Challenge —
Give the number of lines in the data that hold the string "React". Nothing else is needed.

Data excerpts —
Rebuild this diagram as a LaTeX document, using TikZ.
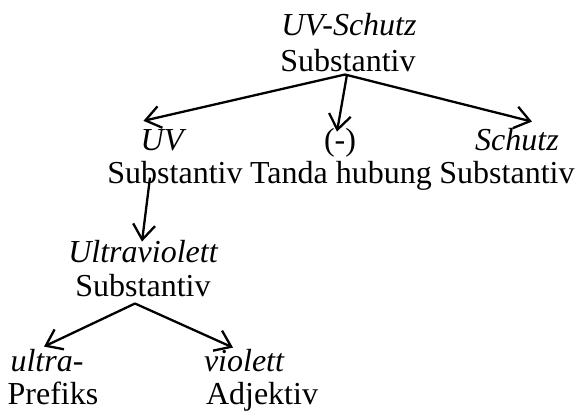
\documentclass[tikz,border=0pt]{standalone}
\usepackage{fontspec}
\setmainfont{Liberation Serif}
\usetikzlibrary{arrows.meta,calc}
\begin{document}
\begin{tikzpicture}[x=1pt,y=-1pt,
  lbl/.style={inner sep=0pt,anchor=base,font=\fontsize{32}{36}\selectfont},
  word/.style={lbl,font=\fontsize{32}{36}\selectfont\itshape},
  arr/.style={line width=2.3pt,-{Straight Barb[length=15pt,width=22pt,line width=2.3pt]}}]
\useasboundingbox (0,0) rectangle (579,412);
\node[word] (r1) at (349,36) {UV-Schutz};
\node[lbl]  (r2) at (348,72) {Substantiv};
\node[word] (a1) at (162,150) {UV};
\node[lbl]  (a2) at (175,183) {Substantiv};
\node[lbl]  (b1) at (340,150) {(-)};
\node[lbl]  (b2) at (341,183) {Tanda hubung};
\node[word] (c1) at (517,150) {Schutz};
\node[lbl]  (c2) at (507,183) {Substantiv};
\node[word] (d1) at (143,262) {Ultraviolett};
\node[lbl]  (d2) at (143,296) {Substantiv};
\node[word] (e1) at (47,371) {ultra-};
\node[lbl]  (e2) at (53,404) {Prefiks};
\node[word] (f1) at (244,371) {violett};
\node[lbl]  (f2) at (262,404) {Adjektiv};
\draw[arr] ($(r2.south)+(-3,2)$) -- ($(a1.north west)+(3,-8)$);
\draw[arr] ($(r2.south)+(-1,2)$) -- ($(b1.north)+(-3,4)$);
\draw[arr] ($(r2.south)+(-3,2)$) -- ($(c1.north)+(15,-6)$);
\draw[arr] ($(a2.north)+(-25,17)$) -- ($(d1.north)+(-1,2)$);
\draw[arr] ($(d2.south)+(-8,7)$) -- ($(e1.north)+(-3,-2)$);
\draw[arr] ($(d2.south)+(-8,7)$) -- ($(f1.north)+(-11,-1)$);
\end{tikzpicture}
\end{document}
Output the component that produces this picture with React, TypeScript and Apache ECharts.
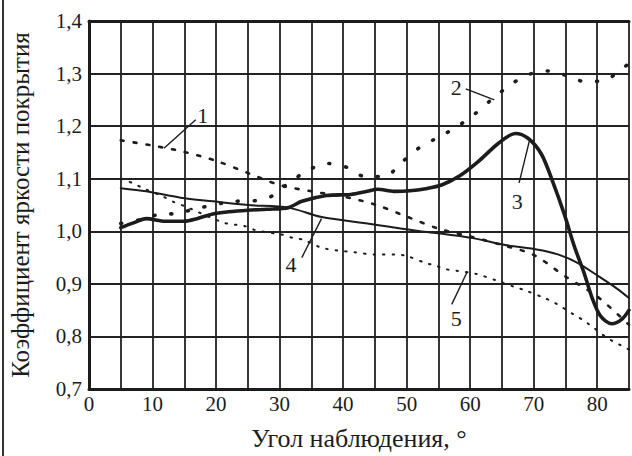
import React, { useEffect, useRef } from "react";
import * as echarts from "echarts";

// Curve data: [angle (deg), brightness coefficient]
const curve1: [number, number][] = [
  [5, 1.173], [10, 1.163], [15, 1.151], [20, 1.134], [25, 1.111], [30, 1.088],
  [35, 1.076], [40, 1.066], [45, 1.051], [50, 1.028], [55, 1.005], [60, 0.99],
  [65, 0.974], [70, 0.955], [75, 0.914], [80, 0.876], [85, 0.822],
];
const curve2: [number, number][] = [
  [5, 1.015], [8, 1.022], [11, 1.032], [14, 1.034], [16.5, 1.042], [23, 1.057],
  [26, 1.058], [29, 1.068], [31, 1.088], [34.5, 1.116], [37.5, 1.129], [40.5, 1.122],
  [43.5, 1.104], [46.5, 1.104], [49.3, 1.132], [52, 1.159], [55, 1.179], [57.8, 1.198],
  [60.7, 1.223], [63.5, 1.252], [66.6, 1.281], [69.4, 1.299], [72.2, 1.305], [75, 1.297],
  [78, 1.285], [81, 1.286], [84, 1.311], [85, 1.318],
];
const curve3: [number, number][] = [
  [5, 1.007], [7, 1.016], [9, 1.024], [12, 1.019], [15, 1.019], [17, 1.024],
  [19.5, 1.033], [22, 1.037], [25, 1.04], [28, 1.042], [31.4, 1.045], [33.5, 1.057],
  [37.4, 1.068], [41.2, 1.07], [43.8, 1.076], [45.4, 1.08], [48, 1.076], [50.5, 1.077],
  [53, 1.081], [55.5, 1.088], [58.3, 1.105], [61.4, 1.134], [64.5, 1.168], [67.1, 1.186],
  [69.1, 1.177], [71.2, 1.147], [73, 1.094], [74.8, 1.033], [76.4, 0.971], [77.9, 0.922],
  [79.2, 0.873], [80.5, 0.839], [82.3, 0.824], [83.9, 0.833], [85, 0.85],
];
const curve4: [number, number][] = [
  [5, 1.082], [9, 1.076], [14.4, 1.064], [19.5, 1.057], [25, 1.05], [31.4, 1.045],
  [36.6, 1.027], [44.3, 1.014], [52.1, 1.0], [55.2, 0.996], [60.4, 0.987], [65.5, 0.974],
  [70.7, 0.965], [73.8, 0.956], [76.9, 0.94], [80, 0.916], [83.1, 0.891], [85, 0.873],
];
const curve5: [number, number][] = [
  [5, 1.1], [7, 1.091], [8.7, 1.081], [11.5, 1.067], [13.3, 1.056], [15, 1.048],
  [21, 1.017], [22.6, 1.013], [24.2, 1.011], [26, 1.003], [27.5, 0.999], [29.1, 0.996],
  [30.6, 0.993], [32.2, 0.987], [33.7, 0.984], [36.8, 0.968], [41.8, 0.96], [44.9, 0.956],
  [48.2, 0.956], [50, 0.953], [52.9, 0.94], [54.4, 0.935], [56.2, 0.928], [57.8, 0.925],
  [60.9, 0.919], [64, 0.907], [67, 0.894], [68.6, 0.888], [71.7, 0.873], [73.3, 0.864],
  [76.4, 0.841], [77.9, 0.83], [79.5, 0.816], [81, 0.802], [82.6, 0.79], [84.4, 0.779],
  [85, 0.775],
];

// Curve number labels and their leader lines (data coordinates)
const curveNames = ["1", "2", "3", "4", "5"];
const labelAt: [number, number][] = [
  [17.9, 1.221], [57.8, 1.273], [67.4, 1.057], [31.8, 0.937], [57.8, 0.835],
];
const leaderFrom: [number, number][] = [
  [11.8, 1.158], [63.8, 1.25], [69.3, 1.171], [36.6, 1.024], [59.5, 0.922],
];
const leaderTo: [number, number][] = [
  [16.8, 1.212], [59.3, 1.271], [67.7, 1.092], [33.5, 0.95], [57.1, 0.861],
];

const xName = "Угол наблюдения, °";
const yName = "Коэффициент яркости покрытия";

const INK = "#1c1c1c";
const FONT = "Liberation Serif";

export default function App() {
  const ref = useRef<HTMLDivElement>(null);
  useEffect(() => {
    if (!ref.current) return;
    const chart = echarts.init(ref.current, null, { renderer: "svg" });

    const styles = [
      { width: 2.6, type: [3, 10] as any },
      { width: 3.6, type: [1, 16] as any },
      { width: 3.6, type: "solid" as any },
      { width: 2, type: "solid" as any },
      { width: 2, type: [1.5, 8] as any },
    ];
    const curves = [curve1, curve2, curve3, curve4, curve5];

    const series = curves.map((data, i) => ({
      type: "line",
      data,
      smooth: 0.3,
      showSymbol: false,
      symbol: "none",
      lineStyle: { color: INK, width: styles[i].width, type: styles[i].type, cap: "round" },
      z: 3,
      markLine: {
        silent: true,
        symbol: ["none", "none"],
        label: { show: false },
        lineStyle: { color: INK, width: 1.4, type: "solid" },
        data: [[{ coord: leaderFrom[i] }, { coord: leaderTo[i] }]],
      },
      markPoint: {
        silent: true,
        symbol: "circle",
        symbolSize: 0,
        label: {
          show: true,
          position: "inside",
          formatter: curveNames[i],
          color: INK,
          fontFamily: FONT,
          fontSize: 22,
        },
        data: [{ coord: labelAt[i] }],
      },
    }));

    chart.setOption({
      animation: false,
      backgroundColor: "#ffffff",
      grid: { left: 84, top: 21, right: 0, bottom: 56, containLabel: false },
      xAxis: [
        {
          type: "value",
          min: 0,
          max: 85,
          interval: 5,
          name: xName,
          nameLocation: "middle",
          nameGap: 36,
          nameTextStyle: { fontFamily: FONT, fontSize: 26, color: INK },
          axisLine: { show: true, lineStyle: { color: INK, width: 3 } },
          axisTick: { show: false },
          axisLabel: {
            margin: 4,
            fontFamily: FONT,
            fontSize: 21,
            color: INK,
            formatter: (v: number) => (v % 10 === 0 ? String(v) : ""),
          },
          splitLine: { show: true, lineStyle: { color: "#222", width: 1.8 } },
        },
        {
          type: "value",
          position: "top",
          min: 0,
          max: 85,
          interval: 5,
          axisLine: { show: true, lineStyle: { color: INK, width: 3 } },
          axisTick: { show: false },
          axisLabel: { show: false },
          splitLine: { show: false },
        },
      ],
      yAxis: {
        type: "value",
        min: 0.7,
        max: 1.4,
        interval: 0.1,
        name: yName,
        nameLocation: "middle",
        nameGap: 56,
        nameRotate: 90,
        nameTextStyle: { fontFamily: FONT, fontSize: 25, color: INK },
        axisLine: { show: true, lineStyle: { color: INK, width: 3 } },
        axisTick: { show: false },
        axisLabel: {
          margin: 7,
          fontFamily: FONT,
          fontSize: 21,
          color: INK,
          formatter: (v: number) => v.toFixed(1).replace(".", ","),
        },
        splitLine: { show: true, lineStyle: { color: "#222", width: 1.8 } },
      },
      graphic: [
        {
          type: "line",
          shape: { x1: 3, y1: 0, x2: 3, y2: 456 },
          style: { stroke: "#333", lineWidth: 2 },
        },
      ],
      series,
    });
    return () => chart.dispose();
  }, []);
  return (
    <div
      ref={ref}
      style={{ position: "fixed", left: 0, top: 0, width: 632, height: 456, background: "#fff" }}
    />
  );
}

Correct result —
2